## WORK TO COMPLETE
Include the line with "plt.rcParams['mathtext.bf'] = 'Liberation" and every line before it in the entries below, echoed exactly, but not the pictures.

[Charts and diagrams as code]
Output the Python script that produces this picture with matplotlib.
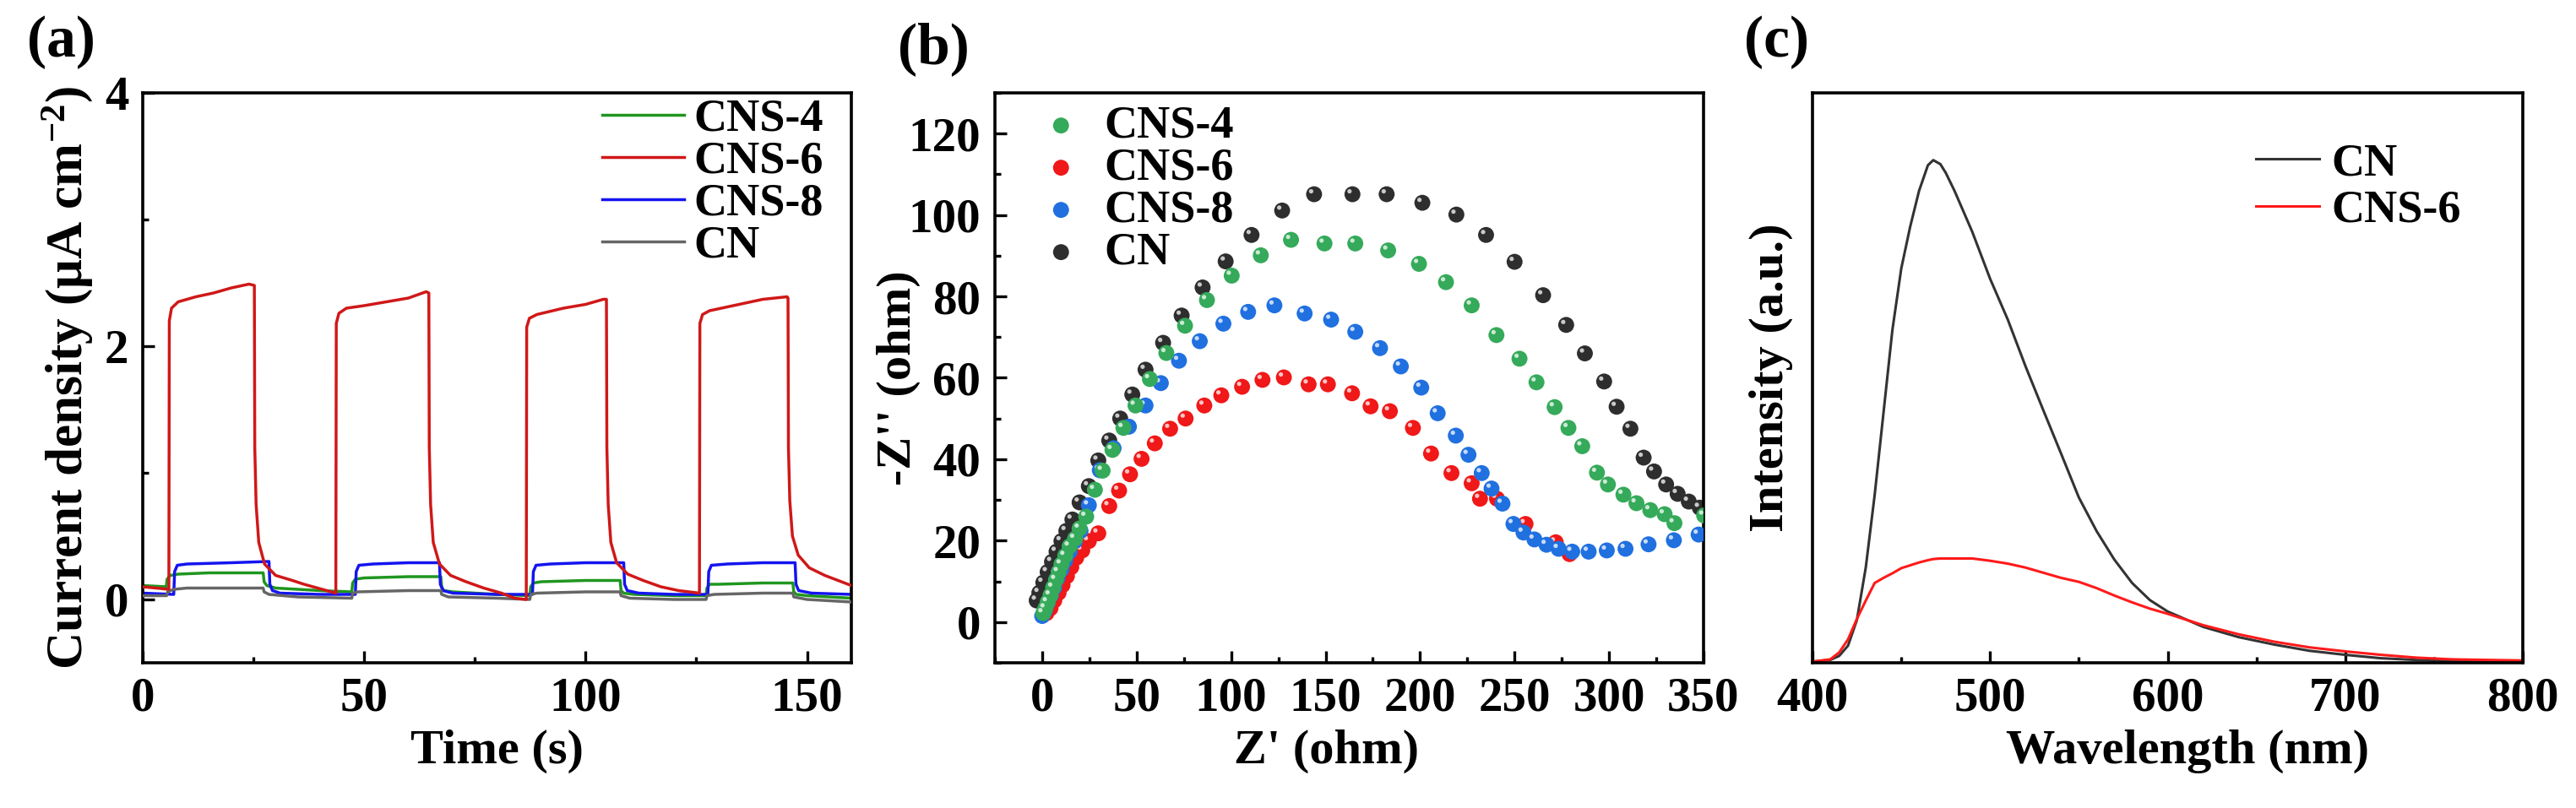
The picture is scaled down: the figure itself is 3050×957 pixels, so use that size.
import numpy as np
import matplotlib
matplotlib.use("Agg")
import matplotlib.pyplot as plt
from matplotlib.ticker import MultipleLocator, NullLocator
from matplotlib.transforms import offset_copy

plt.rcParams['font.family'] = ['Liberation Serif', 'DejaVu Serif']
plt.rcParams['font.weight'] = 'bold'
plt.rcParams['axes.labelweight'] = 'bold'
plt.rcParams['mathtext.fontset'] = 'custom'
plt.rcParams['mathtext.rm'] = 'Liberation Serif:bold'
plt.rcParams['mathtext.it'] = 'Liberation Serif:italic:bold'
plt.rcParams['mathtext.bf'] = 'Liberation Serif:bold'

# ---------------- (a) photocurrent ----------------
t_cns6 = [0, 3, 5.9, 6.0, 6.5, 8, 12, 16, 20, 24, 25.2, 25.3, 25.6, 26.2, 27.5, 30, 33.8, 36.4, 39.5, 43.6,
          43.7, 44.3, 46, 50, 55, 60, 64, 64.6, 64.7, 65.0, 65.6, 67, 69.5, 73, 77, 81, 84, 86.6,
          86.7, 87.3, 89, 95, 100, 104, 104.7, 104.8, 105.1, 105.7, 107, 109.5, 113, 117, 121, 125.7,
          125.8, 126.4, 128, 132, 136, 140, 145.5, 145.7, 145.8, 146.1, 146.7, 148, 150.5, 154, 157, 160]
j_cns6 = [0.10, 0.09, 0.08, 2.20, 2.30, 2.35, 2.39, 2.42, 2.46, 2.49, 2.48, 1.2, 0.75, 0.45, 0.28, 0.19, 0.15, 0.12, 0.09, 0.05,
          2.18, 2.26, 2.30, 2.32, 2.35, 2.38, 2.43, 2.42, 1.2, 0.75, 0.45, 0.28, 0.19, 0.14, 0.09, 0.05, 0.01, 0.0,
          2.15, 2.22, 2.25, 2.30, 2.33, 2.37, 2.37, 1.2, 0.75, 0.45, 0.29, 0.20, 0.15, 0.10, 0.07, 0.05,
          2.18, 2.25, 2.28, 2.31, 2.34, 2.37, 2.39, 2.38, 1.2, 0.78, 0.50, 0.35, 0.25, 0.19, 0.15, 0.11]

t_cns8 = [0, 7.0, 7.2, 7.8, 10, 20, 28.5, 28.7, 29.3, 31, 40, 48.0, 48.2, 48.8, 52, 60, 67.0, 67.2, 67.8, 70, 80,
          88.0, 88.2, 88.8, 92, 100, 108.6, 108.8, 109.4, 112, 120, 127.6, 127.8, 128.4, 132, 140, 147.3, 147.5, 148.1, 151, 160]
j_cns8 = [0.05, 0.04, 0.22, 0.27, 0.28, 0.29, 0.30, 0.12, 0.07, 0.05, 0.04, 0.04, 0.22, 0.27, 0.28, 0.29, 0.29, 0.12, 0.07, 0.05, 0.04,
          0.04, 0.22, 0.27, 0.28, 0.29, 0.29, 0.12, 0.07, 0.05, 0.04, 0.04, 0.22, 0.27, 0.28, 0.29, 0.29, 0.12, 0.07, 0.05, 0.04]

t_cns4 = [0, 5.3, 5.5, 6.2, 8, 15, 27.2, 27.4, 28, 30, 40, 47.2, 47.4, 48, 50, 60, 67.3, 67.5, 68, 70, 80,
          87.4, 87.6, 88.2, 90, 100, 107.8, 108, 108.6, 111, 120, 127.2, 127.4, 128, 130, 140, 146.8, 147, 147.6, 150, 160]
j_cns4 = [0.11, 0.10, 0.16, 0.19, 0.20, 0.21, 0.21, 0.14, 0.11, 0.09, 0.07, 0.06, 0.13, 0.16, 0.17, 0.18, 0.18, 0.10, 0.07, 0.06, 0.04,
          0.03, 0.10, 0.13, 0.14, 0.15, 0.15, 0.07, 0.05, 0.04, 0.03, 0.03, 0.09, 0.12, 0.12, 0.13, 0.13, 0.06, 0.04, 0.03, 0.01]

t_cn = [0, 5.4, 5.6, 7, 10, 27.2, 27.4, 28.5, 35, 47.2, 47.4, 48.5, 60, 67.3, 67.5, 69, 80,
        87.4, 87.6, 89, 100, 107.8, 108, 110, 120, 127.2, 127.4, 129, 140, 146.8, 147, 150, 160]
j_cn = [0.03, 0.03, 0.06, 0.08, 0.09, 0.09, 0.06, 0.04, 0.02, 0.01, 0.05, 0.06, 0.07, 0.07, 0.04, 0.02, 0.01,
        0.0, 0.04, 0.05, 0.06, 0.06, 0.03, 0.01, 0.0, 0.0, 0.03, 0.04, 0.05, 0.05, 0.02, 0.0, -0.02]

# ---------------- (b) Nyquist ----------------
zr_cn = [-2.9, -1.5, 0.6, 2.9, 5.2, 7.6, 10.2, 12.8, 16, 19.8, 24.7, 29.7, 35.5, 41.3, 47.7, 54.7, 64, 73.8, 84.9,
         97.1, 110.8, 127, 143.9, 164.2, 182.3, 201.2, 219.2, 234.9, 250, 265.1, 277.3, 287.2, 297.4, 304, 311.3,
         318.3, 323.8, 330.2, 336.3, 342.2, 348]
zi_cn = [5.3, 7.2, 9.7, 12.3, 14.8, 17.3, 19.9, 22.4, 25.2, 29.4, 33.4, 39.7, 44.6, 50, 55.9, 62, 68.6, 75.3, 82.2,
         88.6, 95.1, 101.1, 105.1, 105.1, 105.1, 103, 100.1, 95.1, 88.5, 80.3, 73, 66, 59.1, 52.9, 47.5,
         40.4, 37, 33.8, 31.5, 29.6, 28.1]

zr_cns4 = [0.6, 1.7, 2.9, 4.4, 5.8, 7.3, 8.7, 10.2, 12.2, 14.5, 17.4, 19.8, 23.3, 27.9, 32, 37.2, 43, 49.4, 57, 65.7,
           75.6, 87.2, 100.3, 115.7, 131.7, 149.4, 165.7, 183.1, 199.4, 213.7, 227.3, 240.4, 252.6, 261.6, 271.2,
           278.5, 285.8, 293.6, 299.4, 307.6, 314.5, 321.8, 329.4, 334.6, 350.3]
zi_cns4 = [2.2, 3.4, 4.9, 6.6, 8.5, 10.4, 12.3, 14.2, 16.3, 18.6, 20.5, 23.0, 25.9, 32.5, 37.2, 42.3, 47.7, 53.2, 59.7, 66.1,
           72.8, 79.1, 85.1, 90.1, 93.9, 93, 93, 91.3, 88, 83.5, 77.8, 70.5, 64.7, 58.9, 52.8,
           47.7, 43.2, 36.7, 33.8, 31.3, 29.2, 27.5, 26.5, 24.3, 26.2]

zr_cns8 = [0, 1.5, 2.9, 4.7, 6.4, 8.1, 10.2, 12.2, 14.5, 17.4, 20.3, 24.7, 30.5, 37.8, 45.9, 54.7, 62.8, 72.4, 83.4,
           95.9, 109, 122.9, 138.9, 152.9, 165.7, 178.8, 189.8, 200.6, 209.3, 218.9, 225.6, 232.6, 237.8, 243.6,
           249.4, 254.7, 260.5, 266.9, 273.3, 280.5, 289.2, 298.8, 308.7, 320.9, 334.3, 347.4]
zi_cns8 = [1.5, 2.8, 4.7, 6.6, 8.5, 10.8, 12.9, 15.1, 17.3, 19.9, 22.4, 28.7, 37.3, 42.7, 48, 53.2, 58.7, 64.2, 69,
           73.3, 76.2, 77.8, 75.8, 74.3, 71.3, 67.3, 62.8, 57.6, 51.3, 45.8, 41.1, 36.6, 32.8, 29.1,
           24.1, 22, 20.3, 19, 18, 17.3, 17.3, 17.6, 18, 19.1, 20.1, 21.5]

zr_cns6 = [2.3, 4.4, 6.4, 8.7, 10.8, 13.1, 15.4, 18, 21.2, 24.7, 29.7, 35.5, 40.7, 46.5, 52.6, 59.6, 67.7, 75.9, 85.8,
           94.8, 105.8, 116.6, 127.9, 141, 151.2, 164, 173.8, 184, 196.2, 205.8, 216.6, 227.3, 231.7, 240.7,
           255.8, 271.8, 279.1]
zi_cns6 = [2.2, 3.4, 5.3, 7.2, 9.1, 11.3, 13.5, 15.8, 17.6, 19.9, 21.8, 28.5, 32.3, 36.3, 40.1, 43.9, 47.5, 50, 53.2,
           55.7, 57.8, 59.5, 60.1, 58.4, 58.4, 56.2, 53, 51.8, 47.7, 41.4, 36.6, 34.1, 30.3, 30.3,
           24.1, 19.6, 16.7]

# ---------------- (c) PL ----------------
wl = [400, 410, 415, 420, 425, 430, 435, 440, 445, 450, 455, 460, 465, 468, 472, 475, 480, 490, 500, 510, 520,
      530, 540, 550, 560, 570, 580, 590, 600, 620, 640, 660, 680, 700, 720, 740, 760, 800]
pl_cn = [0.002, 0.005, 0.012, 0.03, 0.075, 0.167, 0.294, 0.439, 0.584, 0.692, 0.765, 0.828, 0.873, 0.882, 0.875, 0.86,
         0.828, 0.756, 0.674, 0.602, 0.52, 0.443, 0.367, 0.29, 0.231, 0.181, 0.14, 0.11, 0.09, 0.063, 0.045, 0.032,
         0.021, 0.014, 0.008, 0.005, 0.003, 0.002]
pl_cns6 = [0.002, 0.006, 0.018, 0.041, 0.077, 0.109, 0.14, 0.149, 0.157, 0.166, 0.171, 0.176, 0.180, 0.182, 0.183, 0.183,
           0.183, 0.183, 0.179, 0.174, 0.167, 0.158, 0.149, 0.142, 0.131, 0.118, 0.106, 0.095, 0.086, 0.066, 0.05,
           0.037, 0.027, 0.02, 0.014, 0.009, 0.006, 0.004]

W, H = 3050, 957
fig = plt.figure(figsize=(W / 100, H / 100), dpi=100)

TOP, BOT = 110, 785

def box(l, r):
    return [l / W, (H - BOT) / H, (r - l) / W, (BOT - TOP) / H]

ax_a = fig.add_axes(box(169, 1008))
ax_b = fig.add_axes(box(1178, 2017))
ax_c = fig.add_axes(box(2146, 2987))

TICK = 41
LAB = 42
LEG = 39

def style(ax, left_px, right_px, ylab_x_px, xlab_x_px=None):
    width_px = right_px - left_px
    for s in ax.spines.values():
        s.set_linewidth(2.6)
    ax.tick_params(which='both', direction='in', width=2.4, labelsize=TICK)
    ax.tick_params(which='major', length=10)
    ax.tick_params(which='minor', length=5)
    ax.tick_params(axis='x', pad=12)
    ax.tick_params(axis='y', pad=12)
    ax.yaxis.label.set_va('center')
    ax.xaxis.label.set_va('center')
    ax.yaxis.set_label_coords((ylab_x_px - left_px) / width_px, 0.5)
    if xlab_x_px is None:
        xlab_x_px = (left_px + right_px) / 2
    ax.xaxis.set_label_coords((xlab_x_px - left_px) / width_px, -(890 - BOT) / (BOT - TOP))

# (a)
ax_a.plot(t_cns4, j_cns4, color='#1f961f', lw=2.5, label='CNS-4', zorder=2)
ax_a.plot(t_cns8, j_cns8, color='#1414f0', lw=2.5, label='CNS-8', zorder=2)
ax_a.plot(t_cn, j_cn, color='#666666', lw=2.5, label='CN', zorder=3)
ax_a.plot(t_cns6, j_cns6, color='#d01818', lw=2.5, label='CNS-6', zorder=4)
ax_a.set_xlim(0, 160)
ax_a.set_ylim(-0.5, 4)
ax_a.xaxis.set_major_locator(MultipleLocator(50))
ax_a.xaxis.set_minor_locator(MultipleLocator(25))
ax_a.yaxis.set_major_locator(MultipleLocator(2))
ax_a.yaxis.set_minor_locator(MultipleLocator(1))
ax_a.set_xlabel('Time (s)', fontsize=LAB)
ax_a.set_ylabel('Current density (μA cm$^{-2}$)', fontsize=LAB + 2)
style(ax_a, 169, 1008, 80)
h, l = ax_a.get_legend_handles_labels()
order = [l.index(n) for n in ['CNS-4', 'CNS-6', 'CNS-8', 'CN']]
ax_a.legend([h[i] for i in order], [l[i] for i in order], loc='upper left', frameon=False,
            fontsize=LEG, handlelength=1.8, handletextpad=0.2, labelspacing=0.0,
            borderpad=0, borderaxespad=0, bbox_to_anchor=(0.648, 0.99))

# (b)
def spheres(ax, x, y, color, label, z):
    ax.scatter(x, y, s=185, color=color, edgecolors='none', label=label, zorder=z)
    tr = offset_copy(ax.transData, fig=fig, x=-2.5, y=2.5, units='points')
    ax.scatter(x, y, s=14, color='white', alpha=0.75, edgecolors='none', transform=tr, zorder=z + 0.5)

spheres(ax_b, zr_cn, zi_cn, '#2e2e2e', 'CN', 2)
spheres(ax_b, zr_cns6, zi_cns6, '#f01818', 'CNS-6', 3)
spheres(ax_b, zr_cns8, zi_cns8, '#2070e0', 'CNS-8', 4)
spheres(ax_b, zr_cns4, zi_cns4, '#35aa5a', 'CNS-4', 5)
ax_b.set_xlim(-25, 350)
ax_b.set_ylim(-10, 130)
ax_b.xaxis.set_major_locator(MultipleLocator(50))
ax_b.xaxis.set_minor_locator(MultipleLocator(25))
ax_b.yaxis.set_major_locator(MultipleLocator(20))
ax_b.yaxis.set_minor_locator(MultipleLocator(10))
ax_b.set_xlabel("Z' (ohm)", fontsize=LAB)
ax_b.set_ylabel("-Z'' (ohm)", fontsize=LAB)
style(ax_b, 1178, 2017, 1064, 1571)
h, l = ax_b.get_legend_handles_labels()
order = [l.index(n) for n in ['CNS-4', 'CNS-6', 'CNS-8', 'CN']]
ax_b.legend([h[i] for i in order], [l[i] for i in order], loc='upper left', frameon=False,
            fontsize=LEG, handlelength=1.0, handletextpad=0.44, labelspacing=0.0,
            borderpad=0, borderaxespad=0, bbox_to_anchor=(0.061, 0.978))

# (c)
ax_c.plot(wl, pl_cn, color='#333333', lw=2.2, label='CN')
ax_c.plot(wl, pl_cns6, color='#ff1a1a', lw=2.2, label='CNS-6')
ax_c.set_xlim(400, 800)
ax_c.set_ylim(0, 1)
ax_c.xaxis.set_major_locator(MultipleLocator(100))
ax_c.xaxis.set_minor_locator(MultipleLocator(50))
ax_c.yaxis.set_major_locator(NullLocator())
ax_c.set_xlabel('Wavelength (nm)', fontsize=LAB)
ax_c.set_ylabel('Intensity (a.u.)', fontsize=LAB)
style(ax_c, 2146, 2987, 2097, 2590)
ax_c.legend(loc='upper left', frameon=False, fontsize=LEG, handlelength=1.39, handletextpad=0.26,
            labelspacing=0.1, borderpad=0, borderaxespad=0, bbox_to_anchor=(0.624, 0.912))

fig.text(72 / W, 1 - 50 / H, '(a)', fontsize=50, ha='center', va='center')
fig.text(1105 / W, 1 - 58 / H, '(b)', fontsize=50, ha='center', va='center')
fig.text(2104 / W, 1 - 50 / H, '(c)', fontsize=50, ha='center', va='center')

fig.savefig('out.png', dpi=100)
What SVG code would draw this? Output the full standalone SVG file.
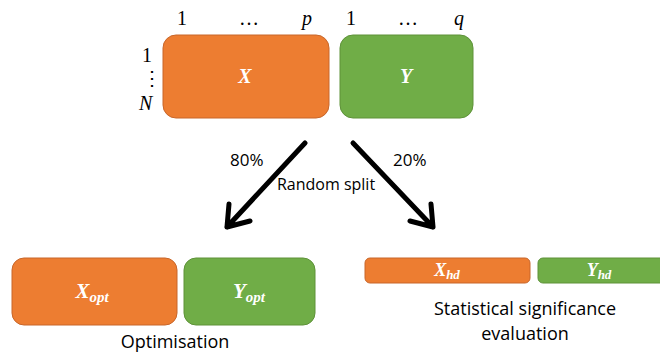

## REPLY
Output the Python script that produces this picture with matplotlib.
The picture is scaled down: the figure itself is 3050×957 pixels, so use that size.
import numpy as np
import matplotlib
matplotlib.use("Agg")
import matplotlib.pyplot as plt
from matplotlib.ticker import MultipleLocator, NullLocator
from matplotlib.transforms import offset_copy

plt.rcParams['font.family'] = ['Liberation Serif', 'DejaVu Serif']
plt.rcParams['font.weight'] = 'bold'
plt.rcParams['axes.labelweight'] = 'bold'
plt.rcParams['mathtext.fontset'] = 'custom'
plt.rcParams['mathtext.rm'] = 'Liberation Serif:bold'
plt.rcParams['mathtext.it'] = 'Liberation Serif:italic:bold'
plt.rcParams['mathtext.bf'] = 'Liberation Serif:bold'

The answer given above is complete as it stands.